Want the cheapest uncontested divorce in Illinois? You might be temped to use a divorce document preparation website. But take it from one of the best uncontested divorce lawyers in Illinois – you need to be warned about some of the perils of trusting your Illinois divorce to shady websites with ambiguous ownership. Check out these 5 myths about divorce document websites. And keep in mind, if you want a fast and affordable uncontested divorce in Illinois, you can do that, with lawyer, for a flat fee!

#1: All I have to pay is the price of the documents.

False. Many so-called divorce document websites tell you that your divorce will cost whatever they charge for their documents. For example, I’ve seen banners on such websites that say that the divorce will cost $200. They want you to think that you pay $200, and you’re ready to go to get the divorce finalized.

But that’s not true. What they don’t tell you is that you need to pay court costs. In many counties around Northern Illinois and elsewhere, finally fees for both parties have a combined total of more than $750.

Sure, getting divorced for $200 might sound great. But when you consider court fees, you’re now paying more than $1,000, most likely. And what are you getting for it?

#2: If I get divorced, it’s a success!

False. People often think that just because they got divorced that everything was successful. That couldn’t be further from the truth.

Many times, people get divorced and then have problems years after the divorce. For example, I handle dozens of uncontested divorces each year, but I also litigate cases. One former client who contacted me handled her own divorce with documents prepared online by some anonymous type website. They had a major problem dividing their retirement accounts.

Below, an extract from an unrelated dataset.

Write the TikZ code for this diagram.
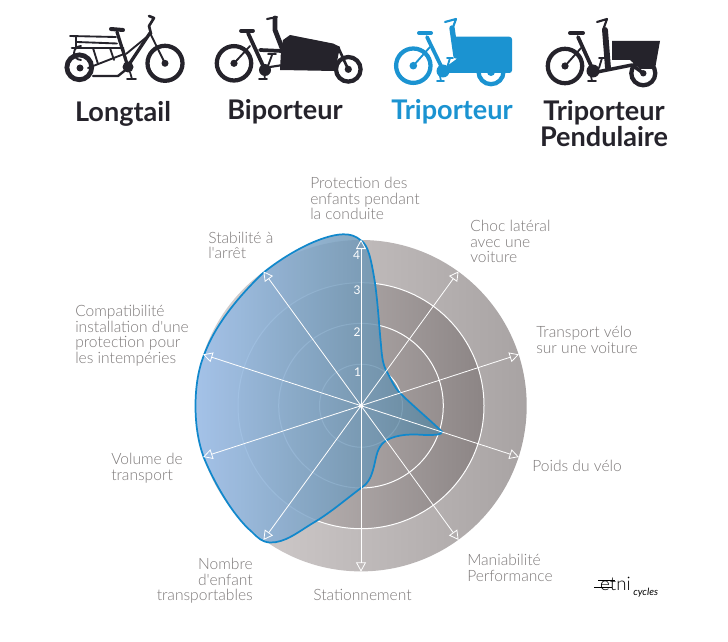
\documentclass[tikz,border=0pt]{standalone}
\usepackage{fontspec}
\setmainfont{Lato}
\newfontfamily\lblfont{Lato Light}
\usetikzlibrary{arrows.meta}
\definecolor{bikeink}{HTML}{25232B}
\definecolor{triblue}{HTML}{1B93D1}
\definecolor{lblgray}{HTML}{7C7878}
\definecolor{curveblue}{HTML}{1188CC}
\definecolor{outerlight}{HTML}{D6D1D1}
\definecolor{outermid}{HTML}{B0ABAB}
\definecolor{outerdark}{HTML}{A8A3A3}
\definecolor{innerlight}{HTML}{C4BEBE}
\definecolor{innermid}{HTML}{9A9393}
\definecolor{innerdark}{HTML}{8C8585}
\definecolor{blueleft}{HTML}{9CC0EC}
\definecolor{blueright}{HTML}{5D869D}
\tikzset{
	wheelrim/.style={draw,line width=3.2pt},
	tube/.style={draw,line width=2.8pt,line cap=round,line join=round},
	thintube/.style={draw,line width=1.4pt,line cap=round,line join=round},
	bikename/.style={inner sep=0pt,align=center,font=\fontsize{20.3}{19.5}\selectfont\bfseries},
	lbl/.style={inner sep=0pt,anchor=north west,align=left,text=lblgray,font=\fontsize{11.7}{11.6}\lblfont\selectfont},
	ringline/.style={draw=white,line width=0.75pt},
	spoke/.style={draw=white,line width=0.6pt,-{Triangle[open,length=7pt,width=7.5pt]}},
	gradnum/.style={inner sep=0pt,text=white,font=\fontsize{9}{10}\selectfont}
}
\begin{document}
\begin{tikzpicture}[x=0.75pt,y=0.75pt,yscale=-1,xscale=1]
	\useasboundingbox (0,0) rectangle (728,642);
	\begin{scope}[color=bikeink]
		\draw [wheelrim] (165,63.3) circle (17.5);
		\fill (165,63.3) circle (3.5);
		\draw [thintube] (165,63.3) -- (150,33);
		\draw [wheelrim,line width=3.6pt] (79.3,67.3) circle (12.4);
		\fill (80,68) circle (3.5);
		\draw [thintube] (81,60) arc (90:270:7);
		\draw [tube,line width=2pt] (149,16) -- (154,18) -- (149,26) -- (151,34);
		\draw [tube,line width=3pt] (111,29) -- (123,30);
		\draw [tube,line width=2.4pt] (117,32) -- (128,67);
		\draw [tube,line width=2.4pt] (128,66) -- (150,33);
		\draw [thintube] (126,54) -- (148,36);
		\draw [thintube] (70,36) -- (116,37);
		\draw [thintube] (76,37) -- (76,48);
		\draw [thintube] (77,42) -- (117,43.5);
		\draw [tube,line width=2pt] (72,48) -- (123,48);
		\draw [thintube] (93,48) -- (98,64);
		\draw [thintube] (110,48) -- (114,60);
		\draw [thintube] (88,68) -- (124,54);
		\draw [thintube] (123,48) -- (126,60);
		\draw [tube,line width=1.8pt] (93,76) -- (118,76) -- (128,68);
		\fill (128,67) circle (5.5);
		\draw [tube,line width=1.3pt] (130,72) -- (132,79) (127,79) -- (136,79);
	\end{scope}
	\begin{scope}[color=bikeink]
		\draw [wheelrim] (234,63.3) circle (17.2);
		\fill (234,63.3) circle (3.6);
		\draw [thintube] (234,63.3) -- (250,46);
		\draw [wheelrim] (348.3,69.3) circle (12.3);
		\fill (348.3,69.3) circle (3.6);
		\fill (290,35) -- (333,43.5) -- (340,47) -- (335,71) -- (280,70) -- (281,50) -- (283,40) -- cycle;
		\draw [tube,line width=2pt] (338,47) -- (348,69);
		\draw [tube,line width=1.6pt] (267,19) -- (277,17);
		\draw [tube,line width=3.6pt] (275,18) -- (275,30) -- (282,48);
		\draw [tube] (241,30.7) -- (253,30.7);
		\draw [tube] (248,33) -- (265,70);
		\draw [tube] (260,50) -- (282,51);
		\draw [thintube] (268,54) -- (276,54) (272,55) -- (268,66);
		\draw [tube,line width=1.6pt] (270,67) -- (283,65);
		\fill (265,70) circle (6);
		\draw [tube,line width=1.3pt] (264,72) -- (265,79) (259,79) -- (267,79);
	\end{scope}
	\begin{scope}[color=triblue]
		\draw [wheelrim] (413.3,65.7) circle (17.2);
		\fill (413.3,65.7) circle (3.8);
		\draw [thintube] (413.3,65.7) -- (430,47);
		\draw [wheelrim] (491,71.7) circle (12.5);
		\fill (491,72) circle (4);
		\fill [rounded corners=2pt] (453,36.7) -- (512,36.7) -- (512,73) -- (447,73) -- (447,66) -- (458,58) -- cycle;
		\draw [tube,line width=1.6pt] (445,22) -- (456,19) -- (452,30);
		\draw [tube,line width=4pt] (452,28) -- (456,56);
		\draw [tube,line width=3pt] (419,33) -- (431,33);
		\draw [tube] (427,37) -- (443,70);
		\draw [thintube] (447,58) -- (453,58) (450,58) -- (447,68);
		\fill (443,71) circle (6.5);
		\draw [tube,line width=1.3pt] (440,76) -- (441,81) (437,81) -- (444,81);
	\end{scope}
	\begin{scope}[color=bikeink]
		\draw [wheelrim] (565,66) circle (17.2);
		\fill (565,66) circle (3.6);
		\draw [thintube] (565,66) -- (581,48);
		\draw [wheelrim] (643.3,73.3) circle (12);
		\fill (643.3,73.3) circle (3.2);
		\fill (612,41) -- (660,41) -- (655,69) -- (640,69) -- (630,60) -- (612,60) -- cycle;
		\draw [tube,line width=1.6pt] (597,22) -- (607,19) -- (603,30);
		\draw [tube,line width=4.4pt] (605,30) -- (608,68);
		\draw [tube,line width=3pt] (570,33) -- (583,33);
		\draw [tube] (578,37) -- (593,70);
		\draw [thintube] (599,58) -- (605,58) (602,58) -- (599,68);
		\draw [tube,line width=2.6pt] (597,72) -- (632,65) -- (643,73);
		\fill (593,71) circle (6.5);
		\draw [tube,line width=1.3pt] (591,76) -- (592,81) (588,81) -- (596,81);
	\end{scope}
	\node (longtail) [bikename,text=bikeink,anchor=base] at (123,121) {Longtail};
	\node (biporteur) [bikename,text=bikeink,anchor=base] at (285,119) {Biporteur};
	\node (triporteur) [bikename,text=triblue,anchor=base] at (452,119) {Triporteur};
	\node (pendulaire) [bikename,text=bikeink,anchor=north] at (604,100) {Triporteur\\Pendulaire};
	\coordinate (centre) at (361,405.7);
	\shade [left color=outerlight,middle color=outermid,right color=outerdark] (centre) circle (165.7);
	\shade [left color=innerlight,middle color=innermid,right color=innerdark] (centre) circle (123);
	\draw [ringline] (centre) circle (123);
	\draw [ringline] (centre) circle (82.3);
	\draw [ringline] (centre) circle (41.5);
	\path [shade,draw=curveblue,line width=1.3pt,left color=blueleft,right color=blueright,fill opacity=0.85] (361,240.5) .. controls (368,245) and (371,258) .. (375,283) .. controls (378,305) and (379,325) .. (381,345) .. controls (382,358) and (383,365) .. (387,372) .. controls (390,377) and (394,387) .. (400,393) .. controls (412,405) and (430,420) .. (442,431.7) .. controls (442,435) and (435,435) .. (425,435) .. controls (412,434) and (398,434) .. (387,440) .. controls (379,445) and (377,452) .. (375,462) .. controls (372,475) and (370,482) .. (361,488) .. controls (345,500) and (330,513) .. (313,523) .. controls (298,532) and (285,543) .. (270,542.5) .. controls (262,542) and (258,538) .. (252,532) .. controls (232,515) and (213,480) .. (204,458) .. controls (198,442) and (195.5,424) .. (195.5,406) .. controls (195.5,388) and (198,370) .. (204,355) .. controls (215,325) and (238,297) .. (263,273) .. controls (285,255) and (320,235) .. (343,234.3) .. controls (350,234) and (356,236) .. (361,240.5) -- cycle;
	\foreach \a in {-90,-54,-18,18,54,90,126,162,198,234}
		\draw [spoke] (centre) -- ++(\a:166);
	\fill [white] (centre) circle (2);
	\node (grad1) [gradnum] at (357.5,372.5) {1};
	\node (grad2) [gradnum] at (357,332) {2};
	\node (grad3) [gradnum] at (357,290) {3};
	\node (grad4) [gradnum] at (356.5,255) {4};
	\node (protection) [lbl] at (310,177) {Protection des\\enfants pendant\\la conduite};
	\node (choc) [lbl] at (470,220) {Choc latéral\\avec une\\voiture};
	\node (transport) [lbl] at (536,326) {Transport vélo\\sur une voiture};
	\node (poids) [lbl] at (532,460) {Poids du vélo};
	\node (maniabilite) [lbl] at (467,554) {Maniabilité\\Performance};
	\node (stationnement) [lbl] at (313,589) {Stationnement};
	\node (nombre) [lbl,align=right,anchor=north east] at (253,558) {Nombre\\d'enfant\\transportables};
	\node (volume) [lbl] at (111,453) {Volume de\\transport};
	\node (compat) [lbl] at (75,305) {Compatibilité\\installation d'une\\protection pour\\les intempéries};
	\node (stabilite) [lbl] at (208,231.5) {Stabilité à\\l'arrêt};
	\draw [black,line width=0.6pt] (598,580) -- (615,580);
	\draw [black,line width=0.6pt] (594,587) -- (612,587);
	\node (etni) [inner sep=0pt,anchor=east,font=\fontsize{14}{14}\lblfont\selectfont] at (631,584) {etni};
	\node (cycles) [inner sep=0pt,anchor=west,font=\fontsize{7.5}{8}\selectfont\itshape] at (633,593) {cycles};
\end{tikzpicture}
\end{document}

She ended up paying me several thousand dollars to litigate something that should have been simple. Instead of using some completely stupid and scammy divorce document website, she should have used a divorce lawyer in the first place. Then she wouldn’t have been having problems with her divorce.

It’s much harder to fix problems after a divorce than it is to handle them before the divorce.

#3: Websites will tell me everything I need to know.

False. Many of the divorce document preparation websites claim to have guarantees. They guarantee that their documents will be accepted by the court.

But what does that mean anyway? 

I have some news for you. It means almost nothing. If you take a document and put the case title on it and the proper header, you could write any nonsense you want on a document and the clerk will be likely to file it in your case. 

What you should be asking is whether or not the document preparation website will produce every document you need. 

Let’s think about this. These divorce document websites claim to produce documents for every state and every county in the country. Did you know states have different divorce laws and different requirements for what is filed for a divorce? Do you know that even within one state, what is required varies by county? Do you know that some judges have different requirements, or are more particular than other judges, even within the same county?

How did these document preparation websites make documents that meet every judges requirements, in every county, in every state?

They don’t. So many of them are outright scams.

Over the years, I’ve had dozens of clients who paid divorce document preparation websites, and then couldn’t finalize their own divorces. They didn’t even have all the documents they need. And then there’s the matter of what the documents actually say.

#4: Document preparation websites produce high quality documents.

False. Document preparation websites produce garbage that you could get at a law library for free.

That’s right. If you don’t want to pay a lawyer, and you want to screw up your divorce, you don’t need to pay some anonymous website to screw it up for you. You can go to the law library, fill out some forms, and hope for the best. At least you won’t be paying someone else $200.

Maybe you hate lawyers. So do I! But lawyers probably know something you don’t, and divorce lawyers can help you draft documents with the appropriate terms to protect you from potential harm in the future. 

When people use a divorce document preparation website, all that website does is essentially take forms and fill in the blanks with what the user types into the website. Does that sound like a great way to produce a legal document?

There’s absolutely no thought that goes into it. Are you going to call the website when something goes wrong? Is the website going to tell you what to say in court if the judge has questions? Is the website going to give you advice about how to best structure your agreement?

Nope. The website is a useless piece of garbage.

#5 We don’t have any property together, so using a divorce website is fine.

False – unless you have a prenup. One of the biggest misconceptions in divorce surrounds the concept of jointly owned property. People think they don’t have anything to divide because spouses have bank accounts titled in their own names, not joint accounts. They might apply the same thing into a house, thinking that a house acquired during the marriage is only one person’s property because it is titled in only one person’s name.

But neither those are true. In an Illinois divorce, with very few exceptions, it doesn’t matter in whose name something is titled. If you acquired it during your marriage, it is marital property, and subject to division in a divorce. Without getting into a long legal discuss, the only real exceptions are as follows: the property was acquired by gift or inheritance, or there was a prenup defining marital property.

Here’s an example that assumes there is no prenup, gift, or inheritance involved. The spouses get married in 2015. After marriage, Spouse A puts his paycheck into Account XYZ, which is titled only in Spouse A’s name. If Spouse A and Spouse B get divorced, the money in Account in XYZ is marital property, and will be divided equitably between Spouse A and Spouse B, despite the fact that the account is titled only in Spouse A’s name.